Predictions released in May put the number of possible named storms between 11 and 17, but NOAA says the number of early-season storms is one indicator of how active the Atlantic hurricane season could be.

NOAA added this season could be the most active since 2010.

Forecasters raised the chance of an above-normal season from 45, reported in May, to 60 percent, with 14-19 named storms and two to five major hurricanes, which was predicted between two and four back in May.

NOAA's prediction for between five and nine total hurricanes remains unchanged from the initial May outlook. 
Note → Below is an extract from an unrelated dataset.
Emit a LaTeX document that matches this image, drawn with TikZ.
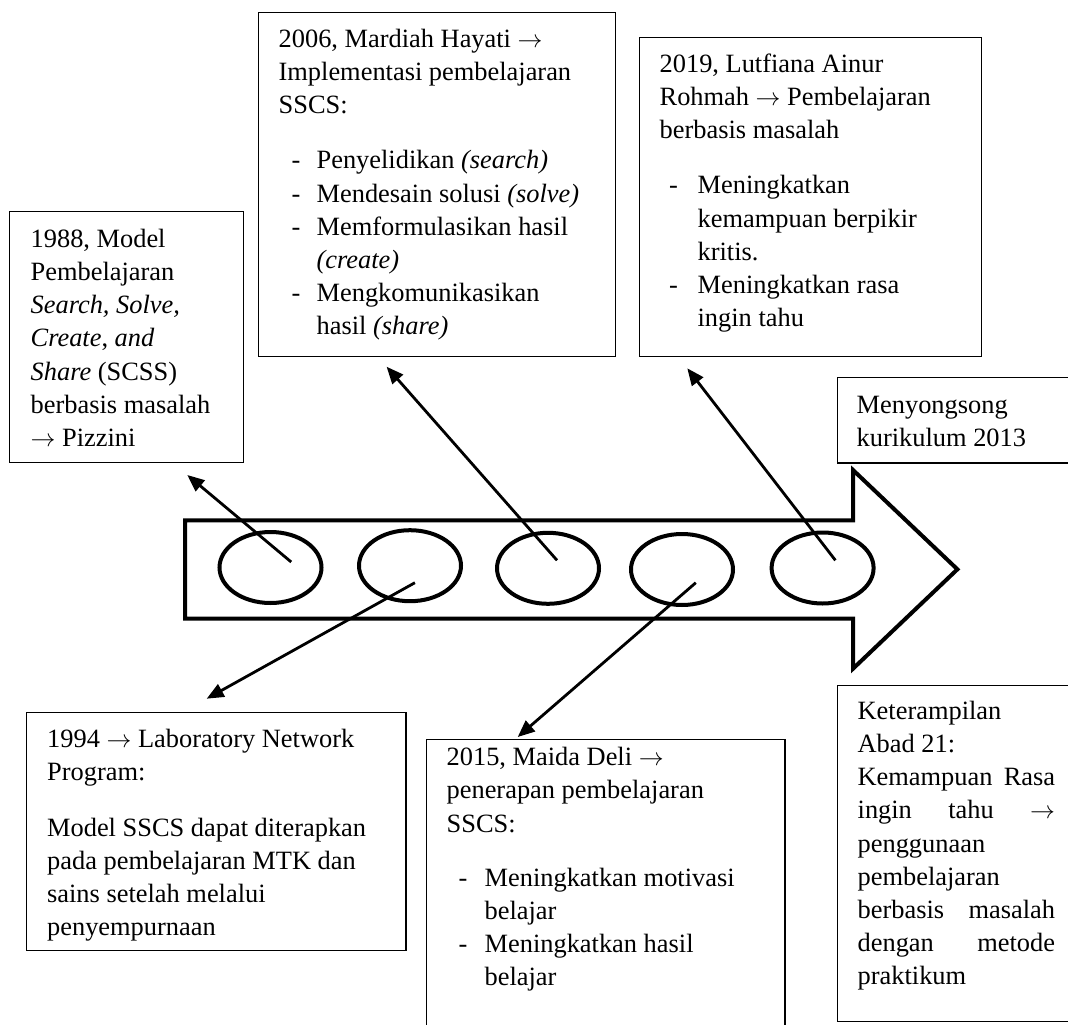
\documentclass[tikz,border=0pt]{standalone}
\usepackage{fontspec}
\setmainfont{Liberation Serif}
\usetikzlibrary{arrows.meta,shapes.geometric}
\newcommand\myitem[2][12]{\mbox{\hspace*{#1pt}\makebox[\dimexpr 38pt-#1pt\relax][l]{-}#2}}
\newcommand\mycont[1]{\mbox{\hspace*{38pt}#1}}
\newcommand\jline[1]{\makebox[197.4pt][s]{#1}}
\newcommand\ar{$\rightarrow$}
\begin{document}
\begin{tikzpicture}[x=1pt,y=-1pt,
  tbox/.style={draw=black, line width=1.3pt, fill=white, anchor=north west, inner sep=0pt,
    font=\fontsize{26.4}{33.2}\selectfont},
  ell/.style={ellipse, draw=black, line width=4pt, fill=white, minimum width=102pt, minimum height=71pt, inner sep=0pt},
  conn/.style={line width=2.8pt, -{Triangle[length=17pt,width=14pt]}},
  barrow/.style={draw=black, line width=4pt, fill=white, line join=miter}
]
\useasboundingbox (0,0) rectangle (1068,1025);
\clip (0,0) rectangle (1068,1025);
\fill[white] (0,0) rectangle (1068,1025);

% big block arrow
\draw[barrow] (185,520.3) -- (853,520.3) -- (853,470) -- (957.4,569.3) -- (853,668.7) -- (853,618.7) -- (185,618.7) -- cycle;

% circles on the arrow
\node[ell] (e1) at (270.5,567.5) {};
\node[ell] (e2) at (410,565.7) {};
\node[ell] (e3) at (548,568.3) {};
\node[ell] (e4) at (682,569.5) {};
\node[ell] (e5) at (822.6,568) {};

% text boxes
\node[tbox, inner xsep=21pt, inner ysep=12.5pt] (b1988) at (9,211)
 {\parbox[t][226pt][t]{192pt}{\strut\mbox{1988, Model}\\
  \mbox{Pembelajaran}\\
  \mbox{\textit{Search, Solve,}}\\
  \mbox{\textit{Create}, \textit{and}}\\
  \mbox{\textit{Share} (SCSS)}\\
  \mbox{berbasis masalah}\\
  \mbox{\ar{} Pizzini}}};

\node[tbox, inner xsep=20pt, inner ysep=11.5pt] (b2006) at (258,12)
 {\parbox[t][321pt][t]{317pt}{\strut\mbox{2006, Mardiah Hayati \ar}\\
  \mbox{Implementasi pembelajaran}\\
  \mbox{SSCS:}\\[22pt]
  \myitem[13]{Penyelidikan \textit{(search)}}\\
  \myitem[13]{Mendesain solusi \textit{(solve)}}\\
  \myitem[13]{Memformulasikan hasil}\\
  \mycont{\textit{(create)}}\\
  \myitem[13]{Mengkomunikasikan}\\
  \mycont{hasil \textit{(share)}}}};

\node[tbox, inner xsep=20pt, inner ysep=11.5pt] (b2019) at (639,37)
 {\parbox[t][296pt][t]{302pt}{\strut\mbox{2019, Lutfiana Ainur}\\
  \mbox{Rohmah \ar{} Pembelajaran}\\
  \mbox{berbasis masalah}\\[22pt]
  \myitem[9.5]{Meningkatkan}\\
  \mycont{kemampuan berpikir}\\
  \mycont{kritis.}\\
  \myitem[9.5]{Meningkatkan rasa}\\
  \mycont{ingin tahu}}};

\node[tbox, inner xsep=19.5pt, inner ysep=13pt] (bkur) at (836.5,376.7)
 {\parbox[t][59.6pt][t]{204.5pt}{\strut\mbox{Menyongsong}\\
  \mbox{kurikulum 2013}}};

\node[tbox, inner xsep=20.5pt, inner ysep=11.8pt] (b1994) at (26,712)
 {\parbox[t][214pt][t]{338.3pt}{\strut\mbox{1994 \ar{} Laboratory Network}\\
  \mbox{Program:}\\[22pt]
  \mbox{Model SSCS dapat diterapkan}\\
  \mbox{pada pembelajaran MTK dan}\\
  \mbox{sains setelah melalui}\\
  \mbox{penyempurnaan}}};

\node[tbox, inner xsep=20.3pt, inner ysep=2.8pt] (b2015) at (425.7,739)
 {\parbox[t][300pt][t]{318pt}{\strut\mbox{2015, Maida Deli \ar}\\
  \mbox{penerapan pembelajaran}\\
  \mbox{SSCS:}\\[21pt]
  \myitem[12]{Meningkatkan motivasi}\\
  \mycont{belajar}\\
  \myitem[12]{Meningkatkan hasil}\\
  \mycont{belajar}}};

\node[tbox, inner xsep=20.5pt, inner ysep=10.8pt] (bket) at (836.5,684.7)
 {\parbox[t][314.7pt][t]{197.4pt}{\strut\mbox{Keterampilan}\\
  \mbox{Abad 21:}\\
  \jline{Kemampuan Rasa}\\
  \jline{ingin tahu \ar}\\
  \mbox{penggunaan}\\
  \mbox{pembelajaran}\\
  \jline{berbasis masalah}\\
  \jline{dengan metode}\\
  \mbox{praktikum}}};

% connector end points
\coordinate (s1) at (291.2,562);   \coordinate (t1) at (187.3,475);
\coordinate (s3) at (557,560.3);   \coordinate (t2) at (386.6,366.7);
\coordinate (s5) at (835.4,560.3); \coordinate (t3) at (687.3,368.3);
\coordinate (s2) at (414.9,582.7); \coordinate (t4) at (206.7,698.7);
\coordinate (s4) at (695.8,582.7); \coordinate (t5) at (517.7,737);

\draw[conn] (s1) -- (t1);
\draw[conn] (s3) -- (t2);
\draw[conn] (s5) -- (t3);
\draw[conn] (s2) -- (t4);
\draw[conn] (s4) -- (t5);
\end{tikzpicture}
\end{document}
The Lead seasonal hurricane forecaster at NOAA’s Climate Prediction Center, Dr. Gerry Bell says conditions in the Atlantic and Caribbean are "very conducive to an above-normal season," adding there is little chance of an El Nino forming, which would help prevent storms from forming.

Bell says warmer than predicted waters in the tropical Atlantic could help fuel more storms, as well.

In the first nine weeks of this season, there have been six named storms. That's double the number of storms that would typically form by early August.

NOAA says an average Atlantic hurricane season produces 12 named storms, of which six become hurricanes, including three major hurricanes.

NOAA urges coastal residents to make sure they have their hurricane preparedness plans in place and to monitor the latest forecasts, as we move into the peak of hurricane season.